We continued on to a caravanserai at Aksaray. This is the best preserved example built by the Sultan, to offer a safe haven for traders along the Silk road.

Another shopping stop. This time at a carpet factory where they demonstrated their double knot and explained the wool on wool, wool on Cotton, cotton on cotton and silk carpets. This demonstration offered another opportunity to sample the apple tea.

That evening we arrived in Cappadocia where I discovered the top of the Goreme open air museum near our hotel.
May 22
Exploring Cappadocia we started off with the fairy-chimney rock structures of the Pasabag valley. We then visited the underground city of Kaymakli surrounded by a mini bazaar to catch the tourists as they left. Continuing on we visited the Goreme open air museum with the painted churches and various cave like dwellings. Two churches featured just red paint and minimalistic pre-iconic design. The other three had Byzantine influence with ornate decoration in many colours. One cave church had a green background for the first half and blue for the second half, carved out 100 years later.

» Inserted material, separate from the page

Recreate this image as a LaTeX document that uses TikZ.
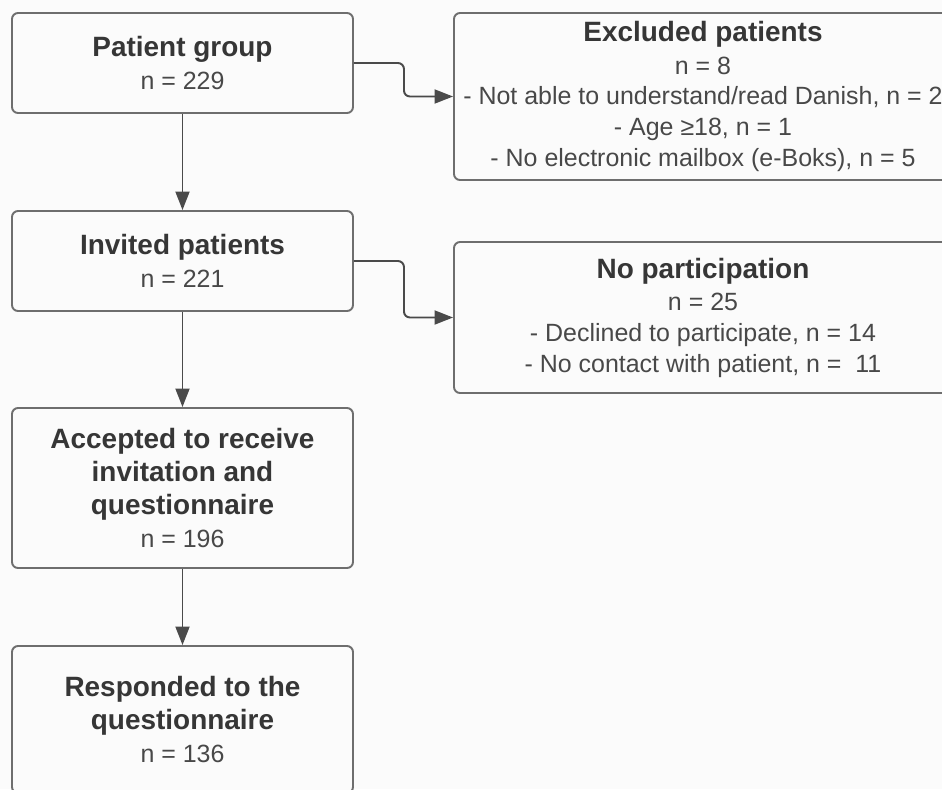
\documentclass[tikz,border=0pt]{standalone}
\usepackage{fontspec}
\setmainfont{Liberation Sans}
\usetikzlibrary{arrows.meta}

\definecolor{boxline}{HTML}{6E6E6E}
\definecolor{headtxt}{HTML}{363636}
\definecolor{bodytxt}{HTML}{484848}
\definecolor{arrline}{HTML}{4A4A4A}
\definecolor{paper}{HTML}{FBFBFB}
\newcommand{\hd}[1]{{\color{headtxt}\bfseries\fontsize{15.9pt}{18.5pt}\selectfont #1}}

\begin{document}
\begin{tikzpicture}[
    fbase/.style = {draw=boxline, line width=1.1pt, rounded corners=0.12cm,
                    fill=paper, text=bodytxt, align=center, inner sep=0pt,
                    font=\fontsize{14.2pt}{17.5pt}\selectfont},
    fmain/.style = {fbase, minimum width=6.82cm},
    fside/.style = {fbase, minimum width=9.96cm},
    arr/.style   = {-{Triangle[length=0.37cm,width=0.28cm]}, line width=1.1pt,
                    draw=arrline},
  ]

  \path[use as bounding box, clip] (0,0) rectangle (18.84,-15.78);
  \fill[paper] (0,0) rectangle (18.84,-15.78);

  \node[fmain, minimum height=2.00cm] (pg) at (3.65cm, -1.26cm)
    {\hd{Patient group}\\[1.0pt] n = 229};
  \node[fside, minimum height=3.34cm] (ex) at (14.06cm, -1.93cm)
    {\hd{Excluded patients}\\[1.0pt] n = 8\\
     - Not able to understand/read Danish, n = 2\\
     - Age ≥18, n = 1\\
     - No electronic mailbox (e-Boks), n = 5};
  \node[fmain, minimum height=2.00cm] (inv) at (3.65cm, -5.22cm)
    {\hd{Invited patients}\\[1.0pt] n = 221};
  \node[fside, minimum height=3.02cm] (np) at (14.06cm, -6.35cm)
    {\hd{No participation}\\[1.0pt] n = 25\\
     - Declined to participate, n = 14\\
     - No contact with patient, n = \ 11};
  \node[fmain, minimum height=3.20cm] (acc) at (3.65cm, -9.76cm)
    {\hd{Accepted to receive}\\[1.4pt]\hd{invitation and}\\[1.4pt]
     \hd{questionnaire}\\[1.0pt] n = 196};
  \node[fmain, minimum height=2.94cm] (resp) at (3.65cm, -14.39cm)
    {\hd{Responded to the}\\[1.4pt]\hd{questionnaire}\\[1.0pt] n = 136};

  \draw[arr] (pg) -- (inv);
  \draw[arr] (inv) -- (acc);
  \draw[arr] (acc) -- (resp);
  \draw[arr, rounded corners=0.12cm] (pg.east) -- ++(1.0,0) |- (ex.west);
  \draw[arr, rounded corners=0.12cm] (inv.east) -- ++(1.0,0) |- (np.west);

\end{tikzpicture}
\end{document}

That evening we were treated to a performance of various local dances. The whirling was very impressive with the performer continuing on without getting dizzy. After four beers that couldn't be said for me!
May 23
The day started with a visit to a pottery factory that had some very nice designs and apple tea. My main point of interest was next. The Museum of Anatonian Civilizations in the capital Ankara. Highlights for me were the neolithic collection from Chatel haruk and the Hittite collection featuring various types of written language.

We then visited the Mausoleum of Ataturk spending time in the museum and watching the changing of the guard.
May 24
We departed Ankara for the 6 hour drive back to Istanbul. On arrival we had our farewell dinner down in the water front area of Ortakoy before heading back to the hotel where we preceded to the 14th floor for a drink.
May 25
The group disbanded for their various other destinations or homeward bound. A small gaggle of us remained until our transfers in the afternoon. We headed in to town to visit the Roman Cistern. This wasn't as crowded as the main sites and was cool in the heat of the day. We proceeded to the Grand bazaar only to discover that it was closed on a Sunday. Darn - no last minute bargains. We had lunch before using the tram to return to the hotel for our airport transfers.

The transfers were early picking us up at 3:40pm which was good because the airport was a nightmare. I lost my watch in the first set of security x-rays. We then queued for 1 hour 45mins at the check in. Then a further hour at passport control before yet another xray scan. At this stage despite getting there early we were now running on fumes getting to the departure gate at 8pm, to find the flight had been delayed.

All up I really enjoyed Turkey and found the tour to be a good introduction to the country. Our tour guide Saba was awesome! The only let downs being Istanbul airport who's inefficiency and poor planning gives a poor first and last impression of the country, and missing out on the acropolis at Pergamon.


The largest skyscraper in the world is found in Dubai. This shot from the van transfers back to the airport for my flight home.